I think one of the reasons this picture stood out is because I've been looking at prehistoric cave art recently and had just watched Werner Herzog’s wonderful documentary, Cave of Forgotten Dreams about Chauvet-Pont d’Arc in France. Chauvet Cave was discovered in 1994 in the Ardèche Valley and is a magical treasure trove of ancient art dating back 36,ooo years. The strong contrast of dark and light in Daumier’s painting immediately brought to mind the shifting shadows of Herzog’s homage as he and his small team moved around the cavern filming. And, these shadows themselves evoked the ones that would have stretched and flickered on the walls all those years ago, as ancient artists moved and painted by torchlight, deep in the furthest reaches of the cave.
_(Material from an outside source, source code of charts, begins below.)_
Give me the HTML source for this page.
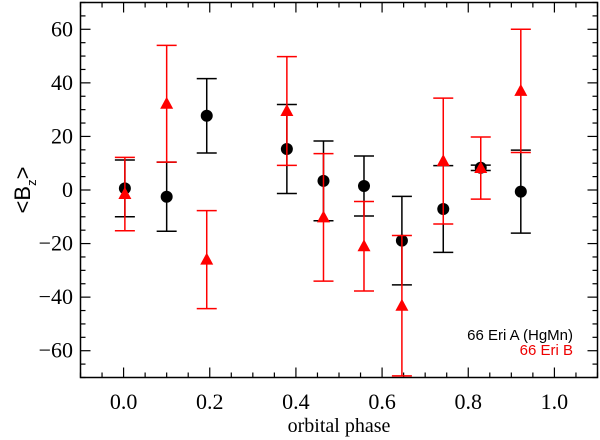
<!DOCTYPE html>
<html><head><meta charset="utf-8"><style>
html,body{margin:0;padding:0;background:#fff;}
svg{display:block;}
.serif{font-family:"Liberation Serif","DejaVu Serif",serif;}
.sans{font-family:"Liberation Sans","DejaVu Sans",sans-serif;}
</style></head><body>
<svg id="chart" width="600" height="440" xmlns="http://www.w3.org/2000/svg"></svg>
<script>
const phaseA = [0.003, 0.100, 0.193, 0.379, 0.464, 0.558, 0.646, 0.742, 0.829, 0.922];
const bzA    = [0.6, -2.5, 27.7, 15.3, 3.4, 1.5, -18.9, -7.1, 8.3, -0.6];
const errA   = [10.6, 12.9, 13.9, 16.6, 14.9, 11.2, 16.5, 16.2, 1, 15.5];
const phaseB = [0.003, 0.100, 0.193, 0.379, 0.464, 0.558, 0.646, 0.742, 0.829, 0.922];
const bzB    = [-1.5, 32.2, -26.0, 29.5, -10.2, -21.0, -43.2, 10.8, 8.2, 37.0];
const errB   = [13.7, 21.8, 18.3, 20.3, 23.8, 16.7, 26.2, 23.5, 11.6, 23.0];
const xTicks = [0.0, 0.2, 0.4, 0.6, 0.8, 1.0];
const xTickLabels = ["0.0","0.2","0.4","0.6","0.8","1.0"];
const yTicks = [-60, -40, -20, 0, 20, 40, 60];
const yTickLabels = ["\u221260","\u221240","\u221220","0","20","40","60"];

const L=80.5, R=597.5, T=2.5, B=377.5;
const xMin=-0.1, xMax=1.1, yMin=-70, yMax=70;
const sx = v => L + (v - xMin) / (xMax - xMin) * (R - L);
const sy = v => B - (v - yMin) / (yMax - yMin) * (B - T);
const svg = document.getElementById('chart');
const NS = 'http://www.w3.org/2000/svg';
function mk(tag, attrs, parent){
  const e = document.createElementNS(NS, tag);
  for (const k in attrs) e.setAttribute(k, attrs[k]);
  (parent || svg).appendChild(e);
  return e;
}
const frame = mk('rect', {x:L, y:T, width:R-L, height:B-T, fill:'none', stroke:'#000', 'stroke-width':1.5});



const tg = mk('g', {stroke:'#000', 'stroke-width':1.2});


for (let i = -2; i <= 22; i++) {
  const v = i * 0.05;
  if (v < xMin - 1e-9 || v > xMax + 1e-9) continue;
  const major = i % 4 === 0;
  const len = major ? 10 : 5;
  const x = sx(v);
  mk('line', {x1:x, y1:B, x2:x, y2:B-len}, tg);
  mk('line', {x1:x, y1:T, x2:x, y2:T+len}, tg);
}
for (let v = -70; v <= 70; v += 5) {
  const major = v % 20 === 0;
  const len = major ? 10 : 5;
  const y = sy(v);
  mk('line', {x1:L, y1:y, x2:L+len, y2:y}, tg);
  mk('line', {x1:R, y1:y, x2:R-len, y2:y}, tg);
}
xTicks.forEach((v, i) => {
  const t = mk('text', {x:sx(v), y:409, 'text-anchor':'middle', class:'serif', 'font-size':22, fill:'#000'});
  t.textContent = xTickLabels[i];
  
  
});
yTicks.forEach((v, i) => {
  const t = mk('text', {x:73, y:sy(v)+7, 'text-anchor':'end', class:'serif', 'font-size':22, fill:'#000'});
  t.textContent = yTickLabels[i];
  
  
});
const xt = mk('text', {x:339, y:432, 'text-anchor':'middle', class:'serif', 'font-size':20, fill:'#000'});
xt.textContent = 'orbital phase';


const yt = mk('text', {x:0, y:0, 'text-anchor':'middle', class:'sans', 'font-size':22, fill:'#000', transform:'translate(30,190) rotate(-90)'});
yt.innerHTML = '&lt;B<tspan font-size="13" dy="6">z</tspan><tspan dy="-6">&gt;</tspan>';



function series(px, py, pe, color, kind, name){
  const g = mk('g', {});
  
  
  px.forEach((p, i) => {
    const x = sx(p), y = sy(py[i]), y1 = sy(py[i] + pe[i]), y2 = sy(py[i] - pe[i]);
    const eb = mk('path', {d:`M${x},${y1}V${y2}M${x-10},${y1}H${x+10}M${x-10},${y2}H${x+10}`, stroke:color, 'stroke-width':1.5, fill:'none'}, g);
    
    
    let m;
    if (kind === 'circle') {
      m = mk('circle', {cx:x, cy:y, r:6, fill:color}, g);
    } else {
      m = mk('path', {d:`M${x},${y-7}L${x+6.5},${y+5}L${x-6.5},${y+5}Z`, fill:color}, g);
    }
    
    
  });
}
series(phaseA, bzA, errA, '#000', 'circle', 'series-66-eri-a');
series(phaseB, bzB, errB, '#f00', 'tri', 'series-66-eri-b');

const l1 = mk('text', {x:573, y:340, 'text-anchor':'end', class:'sans', 'font-size':15, fill:'#000'});
l1.textContent = '66 Eri A (HgMn)';


const l2 = mk('text', {x:573, y:355, 'text-anchor':'end', class:'sans', 'font-size':15, fill:'#e00'});
l2.textContent = '66 Eri B';


</script>
</body></html>
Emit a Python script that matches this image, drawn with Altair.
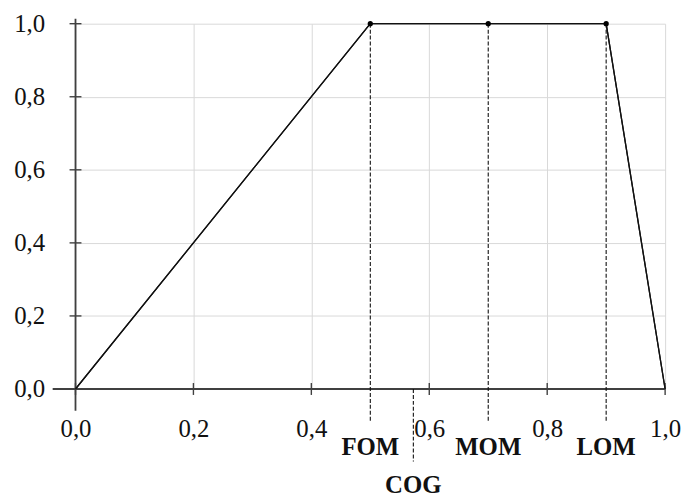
import altair as alt
import pandas as pd

# ---- data ----
curve_x = [0.0, 0.5, 0.7, 0.9, 1.0]
curve_y = [0.0, 1.0, 1.0, 1.0, 0.0]
point_x = [0.5, 0.7, 0.9]
point_y = [1.0, 1.0, 1.0]
marker_labels = ["FOM", "MOM", "LOM"]
cog_x = [0.573]
cog_label = ["COG"]
tick_values = [0.0, 0.2, 0.4, 0.6, 0.8, 1.0]
axis_origin = [0.0]

W, H = 594, 368
FONT = "Liberation Serif, Times New Roman, serif"
AXIS_COLOR = "#404040"
FS = 25

curve = pd.DataFrame({"x": curve_x, "y": curve_y})
pts = pd.DataFrame({"x": point_x, "y": point_y, "label": marker_labels})
cog = pd.DataFrame({"x": cog_x, "label": cog_label})
ticks = pd.DataFrame({"v": tick_values})
origin = pd.DataFrame({"o": axis_origin})

xs = alt.Scale(domain=[0, 1], nice=False, zero=True)
ys = alt.Scale(domain=[0, 1], nice=False, zero=True)
label_expr = "replace(format(datum.value, '.1f'), '.', ',')"

x_axis = alt.Axis(values=tick_values, labelExpr=label_expr, grid=True,
                  gridColor="#d9d9d9", gridWidth=1, domain=False, ticks=False,
                  labelPadding=28, labelFont=FONT, labelFontSize=FS,
                  labelColor="#111111", title=None, labelFlush=False)
y_axis = alt.Axis(values=tick_values, labelExpr=label_expr, grid=True,
                  gridColor="#d9d9d9", gridWidth=1, domain=False, ticks=False,
                  labelPadding=31, labelFont=FONT, labelFontSize=FS,
                  labelColor="#111111", title=None, labelFlush=False)

line = alt.Chart(curve).mark_line(color="#111111", strokeWidth=1.3).encode(
    x=alt.X("x:Q", scale=xs, axis=x_axis),
    y=alt.Y("y:Q", scale=ys, axis=y_axis),
)

x_axis_line = alt.Chart(origin).mark_rule(color=AXIS_COLOR, strokeWidth=1.8).encode(
    y=alt.Y("o:Q", scale=ys), x=alt.value(-23), x2=alt.value(W)
)
y_axis_line = alt.Chart(origin).mark_rule(color=AXIS_COLOR, strokeWidth=1.8).encode(
    x=alt.X("o:Q", scale=xs), y=alt.value(-5), y2=alt.value(H + 22)
)

x_ticks = alt.Chart(ticks).mark_tick(orient="vertical", size=12, thickness=1.4,
                                     color=AXIS_COLOR, opacity=1).encode(
    x=alt.X("v:Q", scale=xs), y=alt.datum(0)
)
y_ticks = alt.Chart(ticks).mark_tick(orient="horizontal", size=12, thickness=1.4,
                                     color=AXIS_COLOR, opacity=1).encode(
    y=alt.Y("v:Q", scale=ys), x=alt.datum(0)
)

drops = alt.Chart(pts).mark_rule(color="#111111", strokeWidth=1.1, strokeDash=[4, 2]).encode(
    x=alt.X("x:Q", scale=xs), y=alt.Y("y:Q", scale=ys), y2=alt.value(H + 34)
)
dots = alt.Chart(pts).mark_circle(color="#000000", size=28, opacity=1).encode(
    x=alt.X("x:Q", scale=xs), y=alt.Y("y:Q", scale=ys)
)
marker_text = alt.Chart(pts).mark_text(font=FONT, fontSize=FS, fontWeight="bold",
                                       baseline="alphabetic", align="center",
                                       color="#111111").encode(
    x=alt.X("x:Q", scale=xs), y=alt.value(H + 67), text="label:N"
)

cog_rule = alt.Chart(cog).mark_rule(color="#111111", strokeWidth=1.1, strokeDash=[4, 2]).encode(
    x=alt.X("x:Q", scale=xs), y=alt.datum(0), y2=alt.value(H + 73)
)
cog_text = alt.Chart(cog).mark_text(font=FONT, fontSize=FS, fontWeight="bold",
                                    baseline="alphabetic", align="center",
                                    color="#111111").encode(
    x=alt.X("x:Q", scale=xs), y=alt.value(H + 105), text="label:N"
)

chart = alt.layer(
    line, x_axis_line, y_axis_line, x_ticks, y_ticks, drops, cog_rule,
    line, dots, marker_text, cog_text
).properties(
    width=W, height=H,
    autosize=alt.AutoSizeParams(type="none"),
    padding={"left": 68, "top": 14, "right": 16, "bottom": 108},
).configure_view(stroke=None)

chart.save("out.html", embed_options={"renderer": "svg", "actions": False})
The darkly sketched outlines of Sancho's mule and Quixote's horse made me think of the beautiful horse’s heads in Chauvet’s Panel of the Horses and I couldn't help but imagine the white rear of Quixote's horse as the human-like buttocks of some comical chimaera - an animal spirit very different in tone, but not unlike the Venus and the Sorcerer, also from Chauvet. Dark and light. Carbon and lime. Shadow and dust.

 
 

By coincidence, that evening I received a newsletter from NASA's Earth Observatory, which included a piece about a dust storm in the Persian Gulf, pictures of which, were taken from the International Space Station by one of the crew members. Thankfully no armies and certainly no sheep were to blame, only the wind blowing up a dry, arid landscape, causing a cloud of dust to form, which stretched for hundreds of miles, drawing its shadow on the surface of the earth as it went. The astronaut took two pictures of the scene - one from an oblique angle, looking at depth across the view and one more directly from above. The ability to change quickly from one perspective to another is one reason why astronaut photography is actually often used in addition to satellite imagery to inform scientific research. Moving around like this is what I try to do in my own work as I wonder at the landscape and question more and more, our place in it. Moving not just from side to side and above, but also from deep below, from all around in fact and from past to present. In this way rock is to dust as form is to shadow. Here and gone. Fundamental and unfathomable. But, forever fascinating.